Being a hefty kid, I never really liked to do anything… I was lazier than lazy, if there is such a thing. I didn’t like sports, or to move in any funky ways because I was clumsy in everything I did. I would walk into walls, trip on my feet, look aimlessly into space and ram into strangers everywhere I turned. Anyway, since I was getting chubbier by the day, when I was ten I guess, my mom thought it would be a good idea to enroll me in a dancing class with Rhoda-Clarice and Fanny Wood. Rhoda and Fanny were able to move in all fantastic ways while I would take just one step and hit someone in the face with my giant arms. My presence was always so large. Maybe it was because I was standing in between my two friends, and I was still one foot taller than them– combined. It wasn’t fair. I did not realize my own size and to this day, I can’t dance. Turns out dance class didn’t turn out well for me, as when they gave the diplomas, they put everyone ahead, and instead of holding me back a grade of dancers, they put me with the 5-6 year olds. Maybe that’s why I have no confidence with my dancing?
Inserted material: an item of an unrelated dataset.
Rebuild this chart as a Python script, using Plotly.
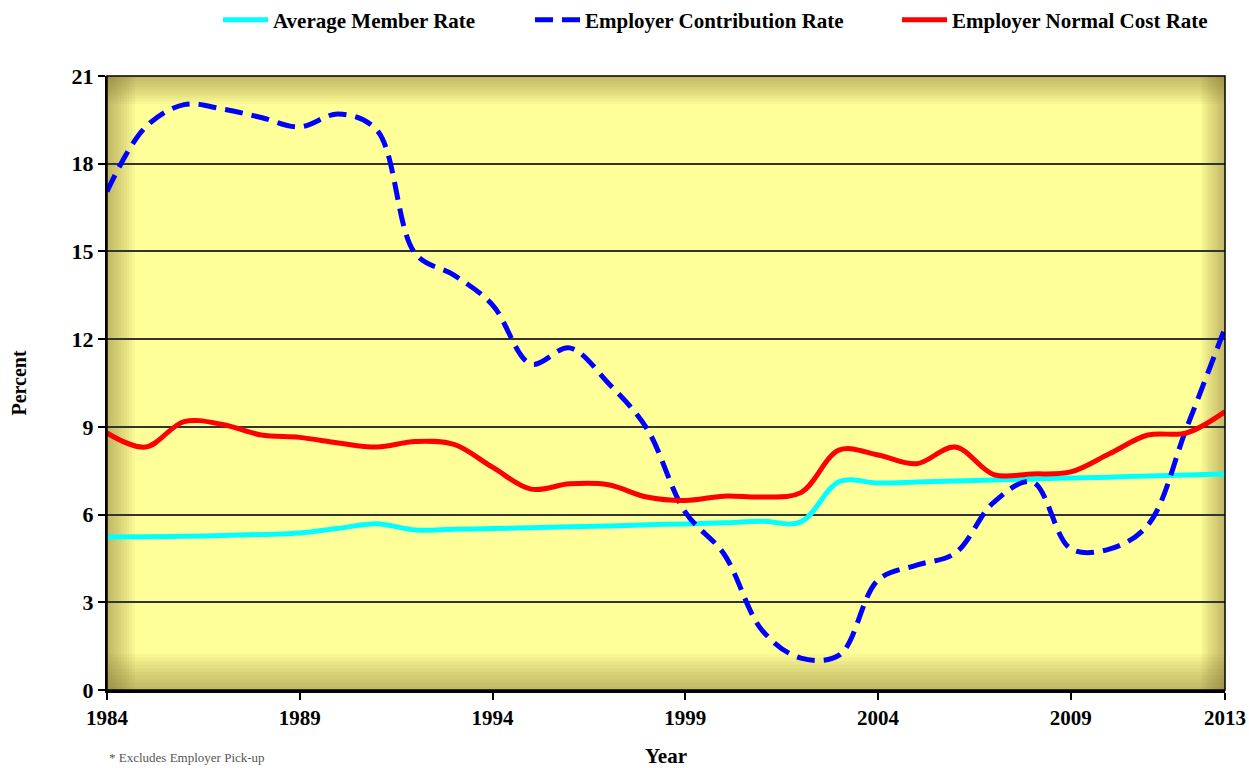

I went to Zumba last night, and Helga was in my brain thinking of excuses not to go to class. Marg kept asking me if everything was ok. I wish she wouldn’t have, because then I wouldn’t have had time to think of an excuse to get me out of class. HOWEVER, I finished the entire class, and I felt so good! I didn’t even go home and eat a cheeseburger, I ate healthy.
Sometimes I wish Beyoncé would come over and teach me how to dance like her. Damn that girl can moooooove.